# Compressor Wheels:Cast vs Billet - 11 full blade vs 6/6 split...what's the whole story ??



## GolfRS (Feb 4, 2006)

I have been looking at the new GTX series turbos, and especially their new compressor design.

Seems pretty impressive with a full 11 blade design, and Garrett claims a 10% more flow
over the previous GT series, BUT that doesn't tell the whole story, since before the
wheels were cast, and now are billet.Of course Garrett again has rushed to state that
the billet wheels offer no advantages over the cast ones, so that is also something to
note...

Now the question to those that know is ...

Is the full 11 blade design actually better ??If so, why wasn't it used from the start ??
It would make more sense for the turbo manufacturers to start with a full design many years ago
and seeing the advantages switching to a 6+6 split design (which is more complex btw) than
the other way around...

So once again, Garret claims the 11 blade design is more quiet and more efficient.Some say
only the first actually stands, and the true reason for switching.Others again say the
6+6 design is more efficient at high boost and the reason it has remained for so long...

So what are your thoughts on the above ??


----------



## GolfRS (Feb 4, 2006)

Also looking around i found the thread with the new EFR turbos...

Why didn't BW also follow the 11 blade route ??

Why keep (although billet) the 6+6 design ??


----------



## TTAdict (Aug 3, 2010)

I am subscribed to this thread and hope the tuning gurus enlighten us with their invaluable experiments. :thumbup:


----------



## GolfRS (Feb 4, 2006)

TTAdict said:


> I am subscribed to this thread and hope the tuning gurus enlighten us with their invaluable experiments. :thumbup:


Unfortunately you will wait a looong time....
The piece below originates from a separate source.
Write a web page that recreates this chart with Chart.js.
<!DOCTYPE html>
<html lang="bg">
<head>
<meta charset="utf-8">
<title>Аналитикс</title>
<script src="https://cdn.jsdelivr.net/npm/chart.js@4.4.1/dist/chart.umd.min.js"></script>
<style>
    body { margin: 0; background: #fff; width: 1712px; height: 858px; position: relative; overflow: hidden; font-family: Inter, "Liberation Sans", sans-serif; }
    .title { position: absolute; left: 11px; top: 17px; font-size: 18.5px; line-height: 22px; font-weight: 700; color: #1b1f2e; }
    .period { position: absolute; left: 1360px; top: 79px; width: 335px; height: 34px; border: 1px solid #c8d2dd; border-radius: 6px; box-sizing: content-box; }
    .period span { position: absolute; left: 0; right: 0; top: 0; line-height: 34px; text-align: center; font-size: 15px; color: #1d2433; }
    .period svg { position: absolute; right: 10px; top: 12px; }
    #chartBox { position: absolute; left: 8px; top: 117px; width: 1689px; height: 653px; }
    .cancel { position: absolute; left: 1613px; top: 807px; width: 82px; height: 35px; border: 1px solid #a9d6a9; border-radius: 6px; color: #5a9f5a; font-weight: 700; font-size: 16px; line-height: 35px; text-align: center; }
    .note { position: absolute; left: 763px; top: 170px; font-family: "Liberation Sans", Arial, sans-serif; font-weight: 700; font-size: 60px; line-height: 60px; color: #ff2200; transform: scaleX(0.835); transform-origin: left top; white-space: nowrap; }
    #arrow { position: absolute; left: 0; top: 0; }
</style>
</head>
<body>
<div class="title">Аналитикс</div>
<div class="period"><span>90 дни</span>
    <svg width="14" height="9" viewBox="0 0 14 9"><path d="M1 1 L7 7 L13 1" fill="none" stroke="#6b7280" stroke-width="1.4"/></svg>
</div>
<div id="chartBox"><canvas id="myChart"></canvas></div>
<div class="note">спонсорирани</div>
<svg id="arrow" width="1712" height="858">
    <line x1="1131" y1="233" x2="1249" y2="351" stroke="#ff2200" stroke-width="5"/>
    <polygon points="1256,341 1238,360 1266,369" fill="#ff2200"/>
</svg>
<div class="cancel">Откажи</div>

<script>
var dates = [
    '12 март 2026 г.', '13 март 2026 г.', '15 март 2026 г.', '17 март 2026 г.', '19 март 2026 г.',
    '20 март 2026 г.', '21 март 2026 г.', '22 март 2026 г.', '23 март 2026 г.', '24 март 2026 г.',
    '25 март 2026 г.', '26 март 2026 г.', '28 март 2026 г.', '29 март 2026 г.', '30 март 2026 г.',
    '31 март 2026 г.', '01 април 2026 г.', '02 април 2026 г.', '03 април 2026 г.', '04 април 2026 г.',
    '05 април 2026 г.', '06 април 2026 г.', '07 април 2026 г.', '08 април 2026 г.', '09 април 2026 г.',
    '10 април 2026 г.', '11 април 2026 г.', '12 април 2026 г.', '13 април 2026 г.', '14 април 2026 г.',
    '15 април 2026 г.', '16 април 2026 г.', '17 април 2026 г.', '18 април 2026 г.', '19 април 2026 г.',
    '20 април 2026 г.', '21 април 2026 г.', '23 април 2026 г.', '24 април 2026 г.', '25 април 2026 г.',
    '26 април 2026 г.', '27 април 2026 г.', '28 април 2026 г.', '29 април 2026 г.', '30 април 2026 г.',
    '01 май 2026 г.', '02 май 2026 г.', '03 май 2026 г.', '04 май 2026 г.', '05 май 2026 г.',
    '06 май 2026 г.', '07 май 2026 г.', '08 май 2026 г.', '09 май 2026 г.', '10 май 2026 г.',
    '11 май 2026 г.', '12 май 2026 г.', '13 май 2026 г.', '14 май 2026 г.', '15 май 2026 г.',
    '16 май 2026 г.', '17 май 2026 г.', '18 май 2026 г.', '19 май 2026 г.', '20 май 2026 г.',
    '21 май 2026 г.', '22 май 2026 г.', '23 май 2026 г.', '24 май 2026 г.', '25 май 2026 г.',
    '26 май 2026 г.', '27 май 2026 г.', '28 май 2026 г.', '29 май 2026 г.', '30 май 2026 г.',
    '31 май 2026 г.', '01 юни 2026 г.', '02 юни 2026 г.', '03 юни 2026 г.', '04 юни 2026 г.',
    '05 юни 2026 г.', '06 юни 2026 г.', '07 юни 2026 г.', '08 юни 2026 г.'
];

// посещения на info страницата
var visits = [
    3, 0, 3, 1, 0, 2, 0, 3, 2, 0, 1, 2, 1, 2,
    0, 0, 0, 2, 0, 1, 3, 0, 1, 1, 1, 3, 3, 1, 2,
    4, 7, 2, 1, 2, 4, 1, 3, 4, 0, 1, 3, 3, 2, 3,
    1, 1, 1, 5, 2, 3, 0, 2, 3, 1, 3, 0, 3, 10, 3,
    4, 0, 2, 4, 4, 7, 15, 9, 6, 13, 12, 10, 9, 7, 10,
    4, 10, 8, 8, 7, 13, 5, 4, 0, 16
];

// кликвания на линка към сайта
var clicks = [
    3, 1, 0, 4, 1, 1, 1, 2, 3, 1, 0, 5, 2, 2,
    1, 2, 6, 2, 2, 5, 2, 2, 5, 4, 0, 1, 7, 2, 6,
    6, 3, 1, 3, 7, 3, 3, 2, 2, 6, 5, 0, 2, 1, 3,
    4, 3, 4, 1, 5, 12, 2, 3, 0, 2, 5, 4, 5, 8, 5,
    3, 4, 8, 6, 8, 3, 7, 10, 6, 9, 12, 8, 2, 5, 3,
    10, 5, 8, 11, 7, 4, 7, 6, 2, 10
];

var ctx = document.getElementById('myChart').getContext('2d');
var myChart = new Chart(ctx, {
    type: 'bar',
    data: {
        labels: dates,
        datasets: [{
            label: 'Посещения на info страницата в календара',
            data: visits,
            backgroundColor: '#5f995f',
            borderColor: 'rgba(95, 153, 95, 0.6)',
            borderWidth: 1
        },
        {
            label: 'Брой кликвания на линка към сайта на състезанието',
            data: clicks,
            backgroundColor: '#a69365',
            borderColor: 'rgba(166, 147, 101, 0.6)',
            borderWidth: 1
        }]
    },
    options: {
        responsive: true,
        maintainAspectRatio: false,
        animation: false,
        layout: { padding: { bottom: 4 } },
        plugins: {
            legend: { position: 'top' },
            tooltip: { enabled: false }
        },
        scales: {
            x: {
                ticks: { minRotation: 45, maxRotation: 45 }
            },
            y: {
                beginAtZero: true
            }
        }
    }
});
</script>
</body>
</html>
This forum is more into selling stuff than any real technical info... :thumbdown:


----------



## $GTI07$ (Feb 29, 2008)

GolfRS said:


> Unfortunately you will wait a looong time....
> 
> This forum is more into selling stuff than any real technical info... :thumbdown:


You are so right.


----------



## Hendrik (Sep 13, 2008)

A pity!!!! 

Nevertheless, here is a nice link with some testings. Not 2.0T relevant but,...enjoy! I did...
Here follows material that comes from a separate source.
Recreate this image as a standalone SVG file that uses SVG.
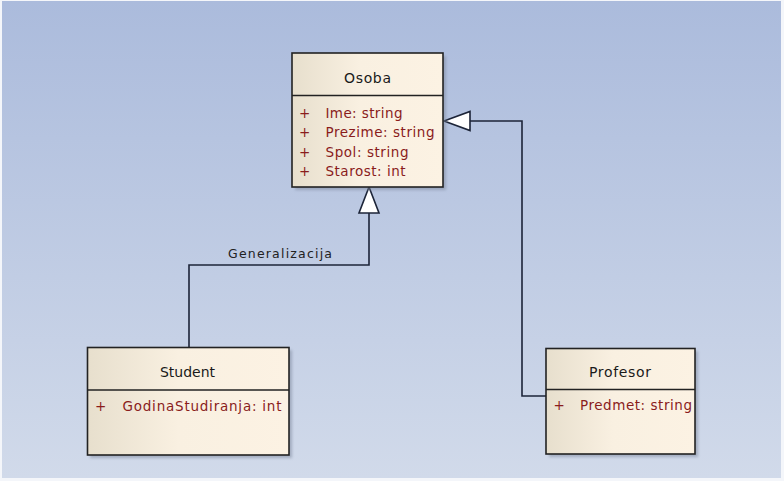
<svg xmlns="http://www.w3.org/2000/svg" width="784" height="481" viewBox="0 0 784 481">
<defs>
<linearGradient id="bg" x1="0" y1="0" x2="0" y2="1">
<stop offset="0" stop-color="#abbbdc"/>
<stop offset="1" stop-color="#d1daea"/>
</linearGradient>
<linearGradient id="box" x1="0" y1="0" x2="1" y2="0">
<stop offset="0" stop-color="#e7dfcd"/>
<stop offset="0.45" stop-color="#f9f0e1"/>
<stop offset="1" stop-color="#fcf2e3"/>
</linearGradient>
<filter id="sh" x="-10%" y="-10%" width="130%" height="130%">
<feGaussianBlur stdDeviation="1.5"/>
</filter>
</defs>
<style>
.frame{fill:url(#box);stroke:#222;stroke-width:1.6}
.shadow{fill:#7d879c;opacity:0.55;filter:url(#sh)}
.sep{stroke:#222;stroke-width:1.4}
.title{font-family:"DejaVu Sans","Liberation Sans",sans-serif;font-size:14px;fill:#1a1a1a;text-anchor:middle}
.attr{font-family:"DejaVu Sans","Liberation Sans",sans-serif;font-size:13.5px;fill:#8a1c1c}
.lbl{font-family:"DejaVu Sans","Liberation Sans",sans-serif;font-size:12.5px;fill:#222}
.conn{fill:none;stroke:#1c2438;stroke-width:1.6}
.tri{fill:#ffffff;stroke:#1c2438;stroke-width:1.6;stroke-linejoin:miter}
</style>
<rect x="0" y="0" width="784" height="481" fill="#f4f6fa"/>
<rect x="2" y="1" width="779" height="477" fill="url(#bg)"/>

<g id="connectors">
<polyline class="conn" points="189,347 189,265 369,265 369,213"/>
<polygon class="tri" points="369,187 359,213 379,213"/>
<polyline class="conn" points="546,396 522,396 522,121 470,121"/>
<polygon class="tri" points="444,121 470,111.5 470,130.5"/>
<text class="lbl" x="228" y="258" textLength="104" lengthAdjust="spacing">Generalizacija</text>
</g>

<g id="osoba">
<rect class="shadow" x="295" y="56" width="151" height="134"/>
<rect class="frame" x="292" y="53" width="151" height="134"/>
<line class="sep" x1="292" y1="95.5" x2="443" y2="95.5"/>
<text class="title" x="367.5" y="83" textLength="47" lengthAdjust="spacing">Osoba</text>
<text class="attr" x="299" y="117.5">+</text>
<text class="attr" x="325.5" y="117.5" textLength="77" lengthAdjust="spacing">Ime: string</text>
<text class="attr" x="299" y="137">+</text>
<text class="attr" x="325.5" y="137" textLength="109" lengthAdjust="spacing">Prezime: string</text>
<text class="attr" x="299" y="156.5">+</text>
<text class="attr" x="325.5" y="156.5" textLength="83" lengthAdjust="spacing">Spol: string</text>
<text class="attr" x="299" y="176">+</text>
<text class="attr" x="325.5" y="176" textLength="80" lengthAdjust="spacing">Starost: int</text>
</g>

<g id="student">
<rect class="shadow" x="90" y="350" width="202" height="108"/>
<rect class="frame" x="87.5" y="347.5" width="201.5" height="107.5"/>
<line class="sep" x1="87.5" y1="390" x2="289" y2="390"/>
<text class="title" x="187.5" y="377" textLength="55" lengthAdjust="spacing">Student</text>
<text class="attr" x="95" y="410.5">+</text>
<text class="attr" x="122.5" y="410.5" textLength="159" lengthAdjust="spacing">GodinaStudiranja: int</text>
</g>

<g id="profesor">
<rect class="shadow" x="549" y="351" width="149" height="106"/>
<rect class="frame" x="546" y="348.5" width="149" height="105.5"/>
<line class="sep" x1="546" y1="389.5" x2="695" y2="389.5"/>
<text class="title" x="620" y="376.5" textLength="62" lengthAdjust="spacing">Profesor</text>
<text class="attr" x="553.5" y="410">+</text>
<text class="attr" x="580" y="410" textLength="112" lengthAdjust="spacing">Predmet: string</text>
</g>
</svg>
http://forums.nasioc.com/forums/showthread.php?t=2110277 :thumbup:

- Hendrik


----------



## GolfRS (Feb 4, 2006)

Hendrik said:


> A pity!!!!
> 
> Nevertheless, here is a nice link with some testings. Not 2.0T relevant but,...enjoy! I did...
> 
> ...


Ohhh looks awesome. :thumbup::thumbup:

Gonna read it now... 

Thanks Hendrik

I wish we had more info and less advertising in here.It would be better for all (except the advertisers that is :laugh: )


----------